In the Figures 6(a), 6(b), 7(a), 7(b), 8(a) and 8(b), despite some fluctuations probably related to the density of organic matter in the PSW, the tCOD concentration consistently remains higher than the BOD₅ and FOG concentrations in the samples of the three groups. Then follows the concentration of BOD₅, which also consistently remains higher than that of FOG for all the samples analyzed. This consolidation of results confirms the uniformity of PSW and leads the path towards the development of correlations that could be used to determine the other characterization parameters, such as the FOG.

Figures 9–11 provide the linear regressions between FOG, BOD₅, and tCOD for each group of samples. These results are summarized in Table 7. The correlations provide good R² values for the first and second group (see Table 7), but a lower R² value for the second group. This could be explained by the deviation of the FOG concentration of the second group of samples noticed in Table 5, when compared to those of the first and third group of samples. This suggests that the concentration of FOG is significantly higher in the PSW collected from the treatment of equipment; probably related to the fats and meat trimmings from the chicken carcasses. This high concentration of FOG in this sample leads to the slope between FOG/BOD₅, as opposed to those of groups 1 and 3. This difference is further illustrated by a low coefficient of determination (R²) of 0.56 for the linear regression between FOG and BOD₅. This suggests that the average FOG concentration for the second group does not perfectly reflect the characteristics of PSW. This difference in FOG concentration of samples from group 2 is further illustrated in the correlation between tCOD/FOG in group, with an R² of 0.71. However, in this case, the value of the slope (0.17) is close to those of group 1 (0.21) and group 3 (0.24).

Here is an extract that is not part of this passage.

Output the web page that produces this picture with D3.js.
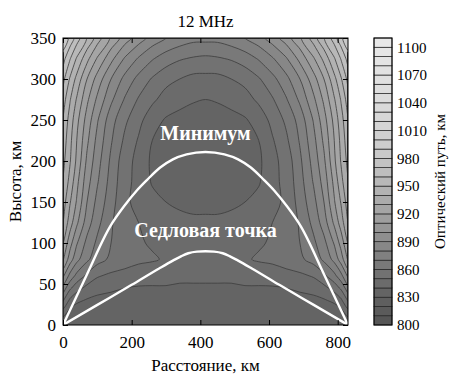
<!DOCTYPE html>
<html><head><meta charset="utf-8">
<script src="https://cdn.jsdelivr.net/npm/d3@7"></script>
<style>
  body { margin: 0; background: #fff; }
  svg text { font-family: "Liberation Serif", "Times New Roman", serif; }
</style>
</head><body>
<svg id="chart" width="449" height="376"></svg>
<script>
// grid columns (distance, km) and rows (height, km)
const distKm = [0, 20, 40, 70, 100, 140, 180, 220, 260, 300, 340, 380, 415, 450, 490, 530, 570, 610, 650, 690, 730, 760, 790, 810, 830];
const heightKm = [0, 15, 30, 45, 60, 80, 100, 125, 150, 175, 200, 225, 250, 275, 300, 325, 350];

// optical path (km), one array per height row
const path000 = [830, 830, 830, 830, 830, 830, 830, 830, 830, 830, 830, 830, 830, 830, 830, 830, 830, 830, 830, 830, 830, 830, 830, 830, 830];
const path015 = [845, 836, 834, 833, 832, 832, 832, 832, 832, 832, 832, 832, 832, 832, 832, 832, 832, 832, 832, 832, 832, 833, 834, 836, 845];
const path030 = [861, 848, 842, 839, 837, 836, 835, 835, 835, 835, 835, 835, 835, 835, 835, 835, 835, 835, 835, 836, 837, 839, 842, 848, 861];
const path045 = [876, 862, 854, 847, 844, 842, 840, 839, 839, 839, 838, 838, 838, 838, 838, 839, 839, 839, 840, 842, 844, 847, 854, 862, 876];
const path060 = [892, 877, 867, 858, 851, 848, 847, 845, 844, 844, 843, 843, 843, 843, 843, 844, 844, 845, 847, 848, 851, 858, 867, 877, 892];
const path080 = [911, 895, 883, 872, 864, 858, 854, 852, 851, 849, 849, 848, 848, 848, 849, 849, 851, 852, 854, 858, 864, 872, 883, 895, 911];
const path100 = [920, 904, 891, 877, 868, 860, 855, 851, 849, 848, 847, 846, 846, 846, 847, 848, 849, 851, 855, 860, 868, 877, 891, 904, 920];
const path125 = [930, 915, 902, 885, 873, 861, 854, 850, 846, 844, 843, 842, 842, 842, 843, 844, 846, 850, 854, 861, 873, 885, 902, 915, 930];
const path150 = [935, 921, 909, 890, 877, 864, 852, 847, 843, 840, 838, 837, 837, 837, 838, 840, 843, 847, 852, 864, 877, 890, 909, 921, 935];
const path175 = [939, 927, 913, 894, 881, 866, 853, 847, 839, 838, 836, 834, 834, 834, 836, 838, 839, 847, 853, 866, 881, 894, 913, 927, 939];
const path200 = [943, 931, 918, 898, 884, 868, 854, 847, 838, 837, 835, 833, 833, 833, 835, 837, 838, 847, 854, 868, 884, 898, 918, 931, 943];
const path225 = [946, 933, 920, 902, 887, 871, 858, 849, 840, 838, 835, 833, 833, 833, 835, 838, 840, 849, 858, 871, 887, 902, 920, 933, 946];
const path250 = [949, 936, 923, 906, 891, 874, 862, 853, 844, 839, 837, 835, 835, 835, 837, 839, 844, 853, 862, 874, 891, 906, 923, 936, 949];
const path275 = [955, 941, 929, 912, 898, 882, 869, 859, 852, 846, 843, 841, 840, 841, 843, 846, 852, 859, 869, 882, 898, 912, 929, 941, 955];
const path300 = [963, 949, 937, 920, 906, 890, 877, 867, 859, 853, 850, 847, 847, 847, 850, 853, 859, 867, 877, 890, 906, 920, 937, 949, 963];
const path325 = [974, 961, 949, 933, 919, 903, 889, 879, 871, 865, 861, 859, 858, 859, 861, 865, 871, 879, 889, 903, 919, 933, 949, 961, 974];
const path350 = [989, 977, 965, 949, 935, 918, 905, 895, 886, 880, 876, 873, 873, 873, 876, 880, 886, 895, 905, 918, 935, 949, 965, 977, 989];

// the two rays (white curves)
const highRayX = [0, 70, 137, 180, 215, 245, 283, 320, 360, 415, 470, 510, 547, 585, 615, 650, 693, 760, 830];
const highRayH = [0, 62, 120, 146, 164, 177, 192, 202, 208, 211, 208, 202, 192, 177, 164, 146, 120, 62, 0];
const lowRayX = [0, 100, 200, 280, 320, 345, 365, 390, 415, 440, 465, 485, 510, 550, 630, 730, 830];
const lowRayH = [0, 24.5, 49, 69, 78.5, 84, 87.5, 89.5, 90, 89.5, 87.5, 84, 78.5, 69, 49, 24.5, 0];

// axes and colour bar
const xTicks = [0, 200, 400, 600, 800];
const yTicks = [0, 50, 100, 150, 200, 250, 300, 350];
const barTicks = [800, 830, 860, 890, 920, 950, 980, 1010, 1040, 1070, 1100];
const levelStep = 10;
const levelMin = 800, levelMax = 1110;

const margin = { top: 38, right: 101, bottom: 51, left: 63 };
const W = 449, H = 376;
const width = W - margin.left - margin.right;
const height = H - margin.top - margin.bottom;

const svg = d3.select("#chart");

const x = d3.scaleLinear().domain([0, 830]).range([margin.left, margin.left + width]);
const y = d3.scaleLinear().domain([0, 350]).range([margin.top + height, margin.top]);

// grid index -> km (the grid is not evenly spaced)
const colToKm = d3.scaleLinear().domain(d3.range(distKm.length)).range(distKm).clamp(true);
const rowToKm = d3.scaleLinear().domain(d3.range(heightKm.length)).range(heightKm).clamp(true);

const grey = d3.scaleLinear()
  .domain([800, 830, 840, 850, 860, 880, 900, 920, 950, 980, 1010, 1050, 1100])
  .range([86, 100, 107, 114, 121, 135, 150, 165, 184, 201, 212, 222, 232]);
const fillOf = v => { const g = Math.round(grey(v)); return `rgb(${g},${g},${g})`; };

const rows = [path000, path015, path030, path045, path060, path080, path100, path125, path150,
              path175, path200, path225, path250, path275, path300, path325, path350];
const values = rows.flat();
const nx = distKm.length, ny = heightKm.length;

const levels = d3.range(levelMin, levelMax, levelStep);
const bands = d3.contours().size([nx, ny]).smooth(true).thresholds(levels)(values);

// contour rings -> pixel rings, drawn as smooth closed curves
const ringLine = d3.line().curve(d3.curveCatmullRomClosed.alpha(0.5));
function ringPath(ring) {
  const pts = [];
  ring.forEach(([cx, cy]) => {
    const p = [x(colToKm(cx - 0.5)), y(rowToKm(cy - 0.5))];
    const last = pts[pts.length - 1];
    if (!last || Math.abs(last[0] - p[0]) > 0.05 || Math.abs(last[1] - p[1]) > 0.05) pts.push(p);
  });
  if (pts.length > 1) {
    const a = pts[0], b = pts[pts.length - 1];
    if (Math.abs(a[0] - b[0]) < 0.05 && Math.abs(a[1] - b[1]) < 0.05) pts.pop();
  }
  return pts.length > 2 ? ringLine(pts) : "";
}
const bandPath = d => d.coordinates.map(poly => poly.map(ringPath).join("")).join("");

svg.append("clipPath").attr("id", "plotClip")
  .append("rect").attr("x", margin.left).attr("y", margin.top).attr("width", width).attr("height", height);

const plot = svg.append("g").attr("clip-path", "url(#plotClip)");
plot.append("rect").attr("x", margin.left).attr("y", margin.top)
  .attr("width", width).attr("height", height).attr("fill", fillOf(levelMin));

plot.selectAll("path.band").data(bands).join("path")
  .attr("class", "band")
  .attr("d", bandPath)
  .attr("fill", d => fillOf(d.value))
  .attr("stroke", "none");

plot.selectAll("path.iso").data(bands.filter(d => d.value > 830)).join("path")
  .attr("class", "iso")
  .attr("d", bandPath)
  .attr("fill", "none")
  .attr("stroke", "#3c3c3c")
  .attr("stroke-width", 0.8);

// rays
const ray = d3.line().x(d => x(d[0])).y(d => y(d[1])).curve(d3.curveMonotoneX);
plot.append("path").datum(highRayX.map((v, i) => [v, highRayH[i]]))
  .attr("d", ray).attr("fill", "none").attr("stroke", "#fff").attr("stroke-width", 2.4);
plot.append("path").datum(lowRayX.map((v, i) => [v, lowRayH[i]]))
  .attr("d", ray).attr("fill", "none").attr("stroke", "#fff").attr("stroke-width", 2.4);

// annotations
svg.append("text").attr("x", x(415)).attr("y", y(226)).attr("text-anchor", "middle")
  .attr("font-size", 20).attr("font-weight", "bold").attr("fill", "#fff").text("Минимум");
svg.append("text").attr("x", x(415)).attr("y", y(107)).attr("text-anchor", "middle")
  .attr("font-size", 20).attr("font-weight", "bold").attr("fill", "#fff").text("Седловая точка");

// axes, ticks pointing inwards on all four sides
const fmtAxis = g => {
  g.select(".domain").remove();
  g.attr("font-family", null);
  g.selectAll(".tick line").attr("stroke", "#000");
  g.selectAll(".tick text").attr("font-size", 17).attr("fill", "#000");
};
svg.append("g").attr("transform", `translate(0,${margin.top + height})`)
  .call(d3.axisBottom(x).tickValues(xTicks).tickSize(-5).tickPadding(11)).call(fmtAxis);
svg.append("g").attr("transform", `translate(0,${margin.top})`)
  .call(d3.axisTop(x).tickValues(xTicks).tickSize(-5).tickFormat("")).call(fmtAxis);
svg.append("g").attr("transform", `translate(${margin.left},0)`)
  .call(d3.axisLeft(y).tickValues(yTicks).tickSize(-5).tickPadding(7)).call(fmtAxis);
svg.append("g").attr("transform", `translate(${margin.left + width},0)`)
  .call(d3.axisRight(y).tickValues(yTicks).tickSize(-5).tickFormat("")).call(fmtAxis);

svg.append("rect").attr("x", margin.left).attr("y", margin.top).attr("width", width).attr("height", height)
  .attr("fill", "none").attr("stroke", "#000").attr("stroke-width", 1);

svg.append("text").attr("x", margin.left + width / 2).attr("y", 27).attr("text-anchor", "middle")
  .attr("font-size", 17).text("12 MHz");
svg.append("text").attr("x", margin.left + width / 2).attr("y", 371).attr("text-anchor", "middle")
  .attr("font-size", 17).text("Расстояние, км");
svg.append("text").attr("transform", `translate(21,${margin.top + height / 2}) rotate(-90)`)
  .attr("text-anchor", "middle").attr("font-size", 17).text("Высота, км");

// colour bar
const barX = 374, barW = 18;
const yBar = d3.scaleLinear().domain([levelMin, levelMax]).range([margin.top + height, margin.top]);
const bar = svg.append("g");
bar.selectAll("rect").data(levels).join("rect")
  .attr("x", barX).attr("width", barW)
  .attr("y", d => yBar(d + levelStep)).attr("height", d => yBar(d) - yBar(d + levelStep))
  .attr("fill", d => fillOf(d)).attr("stroke", "#222").attr("stroke-width", 0.7);
bar.append("rect").attr("x", barX).attr("y", margin.top).attr("width", barW).attr("height", height)
  .attr("fill", "none").attr("stroke", "#000").attr("stroke-width", 1);
bar.selectAll("text").data(barTicks).join("text")
  .attr("x", barX + barW + 5).attr("y", d => yBar(d)).attr("dy", "0.35em")
  .attr("font-size", 15).text(d => d);
svg.append("text").attr("transform", `translate(445,${margin.top + height / 2}) rotate(-90)`)
  .attr("text-anchor", "middle").attr("font-size", 15).text("Оптический путь, км");
</script></body></html>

Overall, with R² > 0.75, good correlations were found to relate BOD₅, tCOD, and FOG, which can allow the determination of one of these parameters from a single water quality assessment parameter. This can enable the reduction of the time taken to perform the analysis of BOD₅, which takes up to five days, or the determination of the tCOD from FOG, interchangeably. This approach also generates savings from the reduction of analysis tests, which represent an essential step in wastewater processing.

The characterization of PSW provides better clarity on the operations required for its treatment and therefore contributes to the design of appropriate treatment systems. PSW fails to be characterized universally as its characteristics depend on several factors, such as the hygienic standards imposed on poultry slaughterhouses, the nutrition of the broilers or the prevailing operation during the collection of the sample. This was demonstrated in this study, with a noted variation of the characteristics and the slope of linear regressions correlating the FOG, BOD₅, and tCOD of the samples analyzed. It was also found that PSW has a good biodegradability, which also varies with the prevailing operation in the poultry slaughterhouse. This good biodegradability translates to a potential risk for the environment if the PSW is discharged untreated, and the suitability of biological processes for the treatment of such wastewater. The development of such correlations between key water quality parameters can reduce the costs associated with the analysis of PSW, and reduce the time required to gain a good insight into the characteristics of the effluent. Furthermore, the limitation of analysis may contribute to reducing the quantity of chemical waste generated from the accumulation of analysis waste.

Following the method used in this study, the correlation between the water quality assessment parameters of other types of wastewater could be investigated to reduce the number of analyses required to characterize PSW or a different type of wastewater.